Requirement
Output exactly the lines from the line containing "Give me the TikZ source for this diagram." through the line containing "color(7.5bp)=(bubA); color(15bp)=(bubB); color(20bp)=(bubC);", inclusive, and omit any pictures.

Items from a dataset
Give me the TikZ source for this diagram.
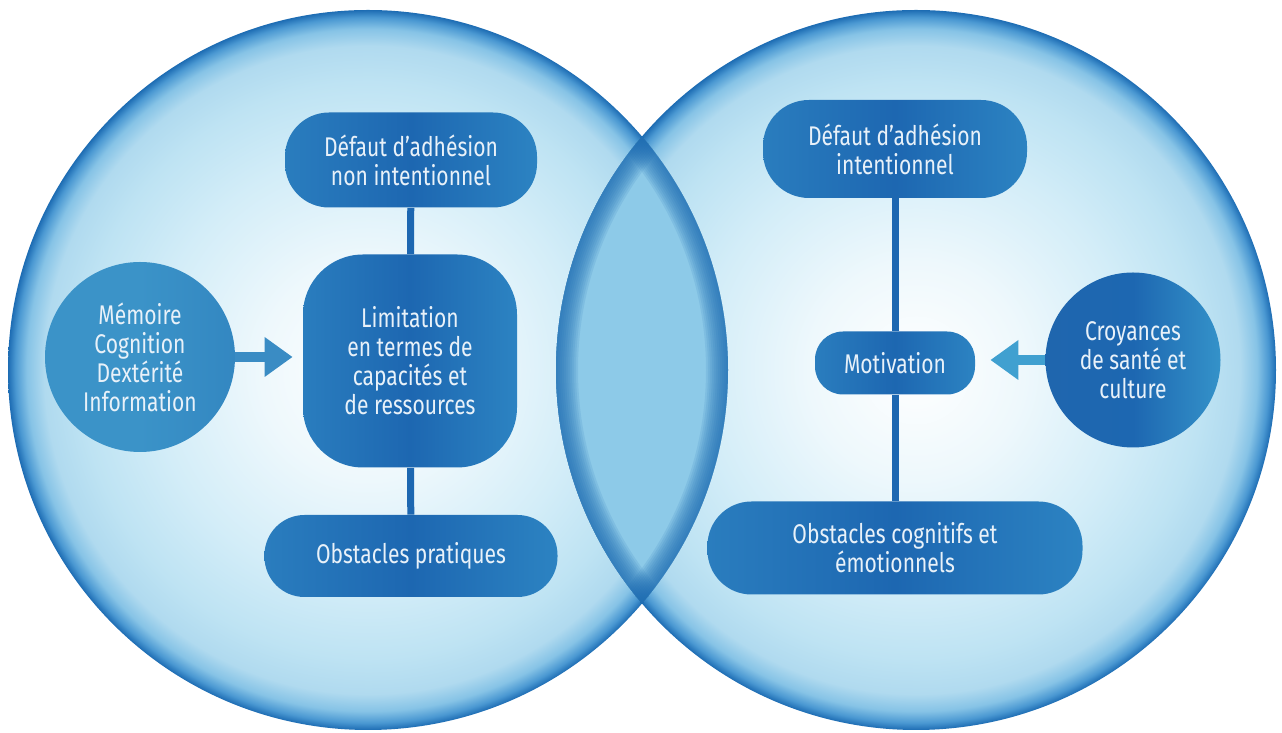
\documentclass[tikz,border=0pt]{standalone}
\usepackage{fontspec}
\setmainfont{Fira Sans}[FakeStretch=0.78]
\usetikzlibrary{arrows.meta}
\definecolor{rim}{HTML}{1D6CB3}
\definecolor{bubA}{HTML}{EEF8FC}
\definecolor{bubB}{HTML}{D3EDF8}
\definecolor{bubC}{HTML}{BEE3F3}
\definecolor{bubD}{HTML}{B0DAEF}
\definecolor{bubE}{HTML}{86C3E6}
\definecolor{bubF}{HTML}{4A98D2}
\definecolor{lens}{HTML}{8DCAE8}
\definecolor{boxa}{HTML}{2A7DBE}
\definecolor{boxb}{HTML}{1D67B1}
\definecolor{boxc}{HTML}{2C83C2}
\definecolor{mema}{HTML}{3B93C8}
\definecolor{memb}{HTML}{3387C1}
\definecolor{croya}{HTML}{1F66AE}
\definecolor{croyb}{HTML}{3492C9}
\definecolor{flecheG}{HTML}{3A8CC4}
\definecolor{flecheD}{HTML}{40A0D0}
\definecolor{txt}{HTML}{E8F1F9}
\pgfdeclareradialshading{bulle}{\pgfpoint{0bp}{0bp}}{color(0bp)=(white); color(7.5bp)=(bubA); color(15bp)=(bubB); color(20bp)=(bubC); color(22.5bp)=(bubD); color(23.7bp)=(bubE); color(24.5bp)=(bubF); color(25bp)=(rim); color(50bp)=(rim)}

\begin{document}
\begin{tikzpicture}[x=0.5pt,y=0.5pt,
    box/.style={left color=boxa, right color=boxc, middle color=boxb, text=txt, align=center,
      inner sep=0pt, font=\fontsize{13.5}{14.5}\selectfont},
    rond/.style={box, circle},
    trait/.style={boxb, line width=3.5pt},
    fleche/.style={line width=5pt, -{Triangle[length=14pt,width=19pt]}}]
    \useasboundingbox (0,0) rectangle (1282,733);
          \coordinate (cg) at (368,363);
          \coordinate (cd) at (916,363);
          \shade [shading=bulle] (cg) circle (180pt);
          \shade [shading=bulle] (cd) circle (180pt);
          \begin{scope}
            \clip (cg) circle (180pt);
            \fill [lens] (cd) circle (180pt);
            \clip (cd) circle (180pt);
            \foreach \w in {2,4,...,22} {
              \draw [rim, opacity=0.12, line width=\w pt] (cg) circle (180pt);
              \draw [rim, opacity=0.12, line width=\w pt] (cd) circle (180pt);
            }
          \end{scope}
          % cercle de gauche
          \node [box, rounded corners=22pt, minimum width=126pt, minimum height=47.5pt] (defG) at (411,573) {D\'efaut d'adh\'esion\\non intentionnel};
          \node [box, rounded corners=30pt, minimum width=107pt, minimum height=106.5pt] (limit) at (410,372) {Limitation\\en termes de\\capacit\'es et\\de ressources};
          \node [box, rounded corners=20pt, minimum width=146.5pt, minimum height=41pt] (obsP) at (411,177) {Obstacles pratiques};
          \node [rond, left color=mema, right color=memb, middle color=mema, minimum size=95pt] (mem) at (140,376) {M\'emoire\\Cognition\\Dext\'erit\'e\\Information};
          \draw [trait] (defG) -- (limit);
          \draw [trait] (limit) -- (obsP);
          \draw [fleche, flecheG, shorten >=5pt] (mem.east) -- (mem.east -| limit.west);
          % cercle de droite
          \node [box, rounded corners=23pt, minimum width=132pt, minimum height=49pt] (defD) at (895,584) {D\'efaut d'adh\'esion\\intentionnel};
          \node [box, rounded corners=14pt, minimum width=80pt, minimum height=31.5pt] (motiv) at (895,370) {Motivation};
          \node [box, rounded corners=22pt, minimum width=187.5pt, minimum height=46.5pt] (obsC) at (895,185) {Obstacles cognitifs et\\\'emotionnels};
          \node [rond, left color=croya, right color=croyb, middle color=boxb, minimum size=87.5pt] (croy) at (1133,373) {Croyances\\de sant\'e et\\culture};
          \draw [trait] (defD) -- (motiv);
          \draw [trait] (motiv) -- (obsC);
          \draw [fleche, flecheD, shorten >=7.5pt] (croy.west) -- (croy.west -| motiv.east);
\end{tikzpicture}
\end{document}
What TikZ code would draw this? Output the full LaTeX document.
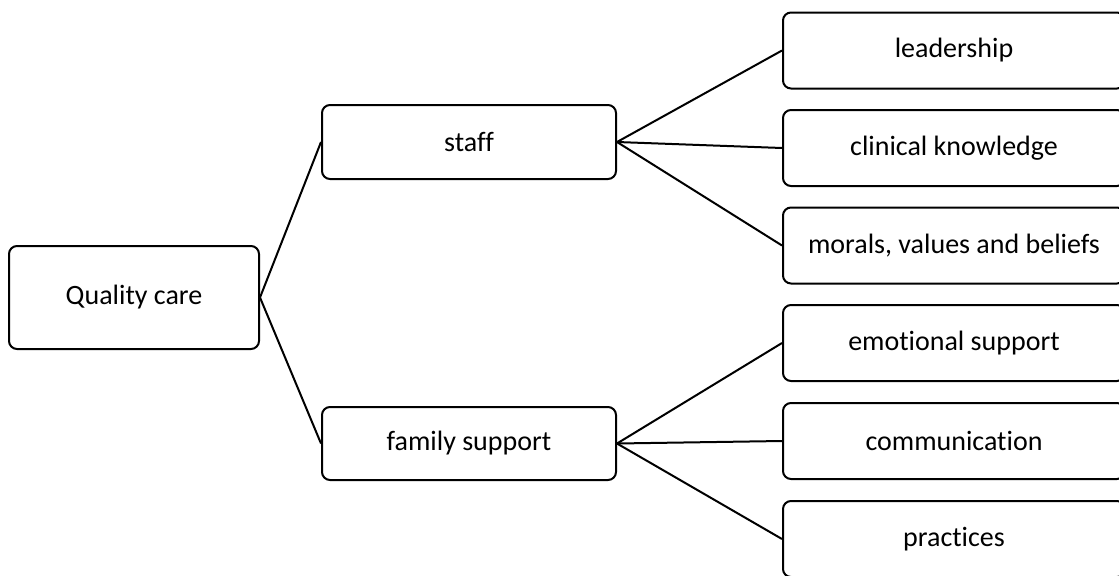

...

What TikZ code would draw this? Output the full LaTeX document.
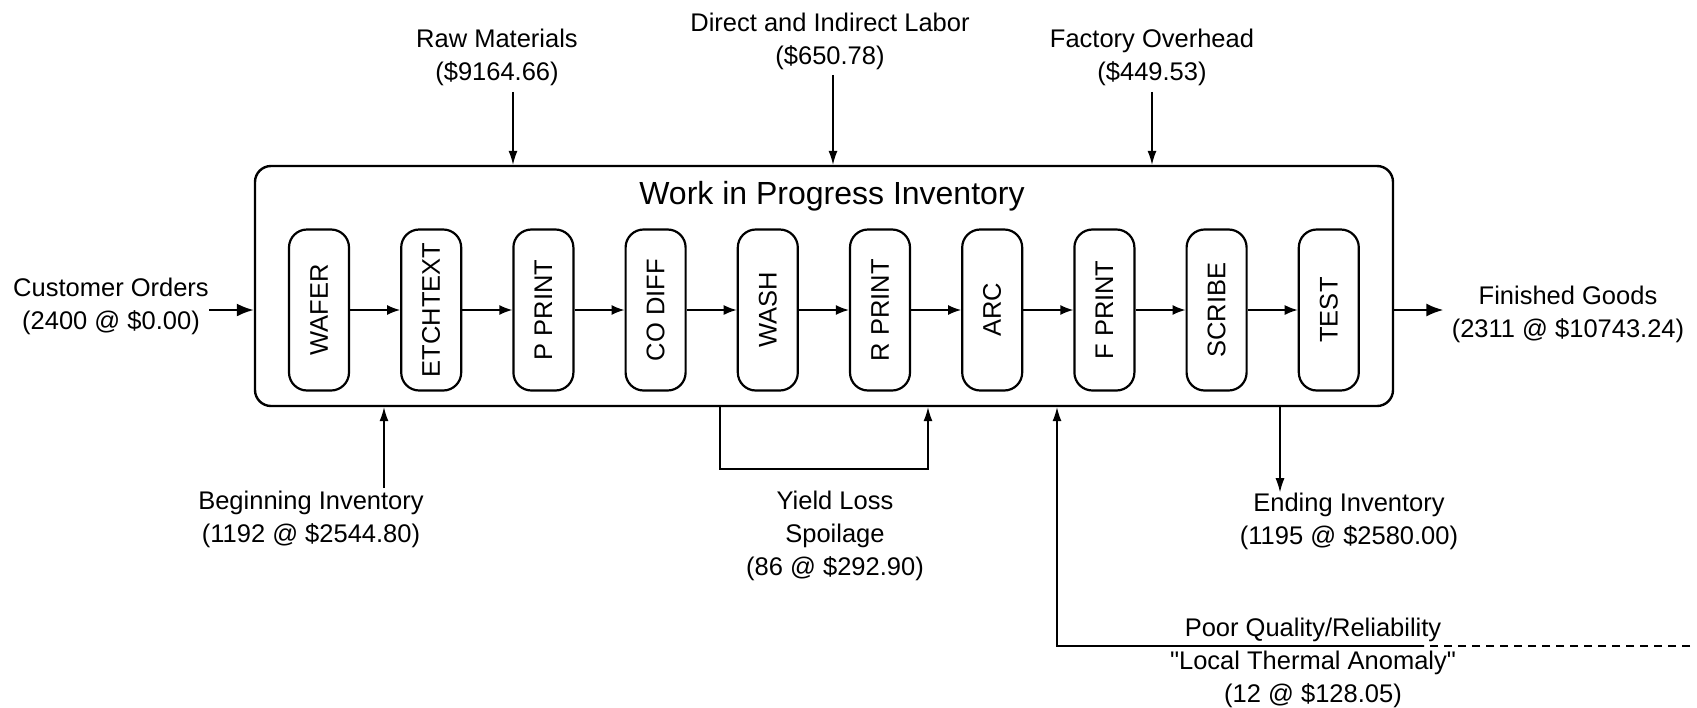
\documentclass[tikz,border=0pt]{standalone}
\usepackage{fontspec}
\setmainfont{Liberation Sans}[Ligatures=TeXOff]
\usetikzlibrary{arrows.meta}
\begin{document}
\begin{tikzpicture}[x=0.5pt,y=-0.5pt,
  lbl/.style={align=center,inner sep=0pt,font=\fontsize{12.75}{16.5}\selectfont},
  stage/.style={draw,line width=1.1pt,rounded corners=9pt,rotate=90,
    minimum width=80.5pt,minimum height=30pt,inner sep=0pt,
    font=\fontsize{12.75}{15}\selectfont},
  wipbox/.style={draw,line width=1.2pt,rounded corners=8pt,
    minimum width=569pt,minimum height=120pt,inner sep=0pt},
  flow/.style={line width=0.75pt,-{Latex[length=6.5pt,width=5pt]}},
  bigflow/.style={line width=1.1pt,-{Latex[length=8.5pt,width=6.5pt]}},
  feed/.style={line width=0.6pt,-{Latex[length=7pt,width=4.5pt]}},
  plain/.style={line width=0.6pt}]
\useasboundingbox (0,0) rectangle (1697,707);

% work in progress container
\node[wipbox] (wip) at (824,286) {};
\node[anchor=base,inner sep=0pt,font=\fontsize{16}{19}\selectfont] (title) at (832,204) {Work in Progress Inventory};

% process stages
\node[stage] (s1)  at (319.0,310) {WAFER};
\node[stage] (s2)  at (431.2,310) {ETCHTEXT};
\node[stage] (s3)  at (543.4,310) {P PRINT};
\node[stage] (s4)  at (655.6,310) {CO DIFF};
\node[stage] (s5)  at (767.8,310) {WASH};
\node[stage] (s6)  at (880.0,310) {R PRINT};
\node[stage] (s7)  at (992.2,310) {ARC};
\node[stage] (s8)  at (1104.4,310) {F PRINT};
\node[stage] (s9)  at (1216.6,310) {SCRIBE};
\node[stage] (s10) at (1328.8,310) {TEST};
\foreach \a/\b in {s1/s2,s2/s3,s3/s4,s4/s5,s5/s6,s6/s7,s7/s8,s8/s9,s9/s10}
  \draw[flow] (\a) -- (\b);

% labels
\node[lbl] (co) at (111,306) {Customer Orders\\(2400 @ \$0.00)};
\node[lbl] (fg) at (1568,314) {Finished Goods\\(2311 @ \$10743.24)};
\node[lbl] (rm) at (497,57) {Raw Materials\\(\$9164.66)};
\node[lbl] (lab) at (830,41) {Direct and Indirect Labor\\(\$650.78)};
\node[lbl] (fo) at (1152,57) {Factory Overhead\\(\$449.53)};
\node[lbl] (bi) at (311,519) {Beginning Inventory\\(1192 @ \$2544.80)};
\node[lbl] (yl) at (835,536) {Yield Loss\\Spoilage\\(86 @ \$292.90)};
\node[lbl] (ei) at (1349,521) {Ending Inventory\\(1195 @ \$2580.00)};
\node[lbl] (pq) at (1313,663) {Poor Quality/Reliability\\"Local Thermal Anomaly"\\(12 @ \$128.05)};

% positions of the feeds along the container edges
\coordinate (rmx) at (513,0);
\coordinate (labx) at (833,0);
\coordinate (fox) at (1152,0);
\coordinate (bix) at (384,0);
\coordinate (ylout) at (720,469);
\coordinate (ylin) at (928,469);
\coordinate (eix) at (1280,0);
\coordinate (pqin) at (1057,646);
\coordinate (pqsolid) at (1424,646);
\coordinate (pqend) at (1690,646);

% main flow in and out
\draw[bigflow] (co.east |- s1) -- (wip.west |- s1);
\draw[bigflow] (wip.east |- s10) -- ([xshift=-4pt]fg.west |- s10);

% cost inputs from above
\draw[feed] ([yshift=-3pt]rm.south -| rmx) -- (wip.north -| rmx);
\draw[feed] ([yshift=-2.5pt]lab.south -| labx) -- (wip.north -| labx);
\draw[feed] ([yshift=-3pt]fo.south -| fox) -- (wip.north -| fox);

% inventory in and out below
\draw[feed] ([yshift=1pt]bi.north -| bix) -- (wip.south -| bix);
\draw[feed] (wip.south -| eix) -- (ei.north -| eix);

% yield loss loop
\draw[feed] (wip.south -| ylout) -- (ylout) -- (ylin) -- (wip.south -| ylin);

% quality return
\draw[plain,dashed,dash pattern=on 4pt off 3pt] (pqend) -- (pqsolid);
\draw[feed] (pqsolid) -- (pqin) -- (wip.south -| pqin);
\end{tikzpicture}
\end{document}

Task result
Give me the TikZ source for this diagram.
\documentclass[tikz,border=0pt]{standalone}
\usepackage{fontspec}
\setmainfont{Fira Sans}[FakeStretch=0.78]
\usetikzlibrary{arrows.meta}
\definecolor{rim}{HTML}{1D6CB3}
\definecolor{bubA}{HTML}{EEF8FC}
\definecolor{bubB}{HTML}{D3EDF8}
\definecolor{bubC}{HTML}{BEE3F3}
\definecolor{bubD}{HTML}{B0DAEF}
\definecolor{bubE}{HTML}{86C3E6}
\definecolor{bubF}{HTML}{4A98D2}
\definecolor{lens}{HTML}{8DCAE8}
\definecolor{boxa}{HTML}{2A7DBE}
\definecolor{boxb}{HTML}{1D67B1}
\definecolor{boxc}{HTML}{2C83C2}
\definecolor{mema}{HTML}{3B93C8}
\definecolor{memb}{HTML}{3387C1}
\definecolor{croya}{HTML}{1F66AE}
\definecolor{croyb}{HTML}{3492C9}
\definecolor{flecheG}{HTML}{3A8CC4}
\definecolor{flecheD}{HTML}{40A0D0}
\definecolor{txt}{HTML}{E8F1F9}
\pgfdeclareradialshading{bulle}{\pgfpoint{0bp}{0bp}}{color(0bp)=(white); color(7.5bp)=(bubA); color(15bp)=(bubB); color(20bp)=(bubC); color(22.5bp)=(bubD); color(23.7bp)=(bubE); color(24.5bp)=(bubF); color(25bp)=(rim); color(50bp)=(rim)}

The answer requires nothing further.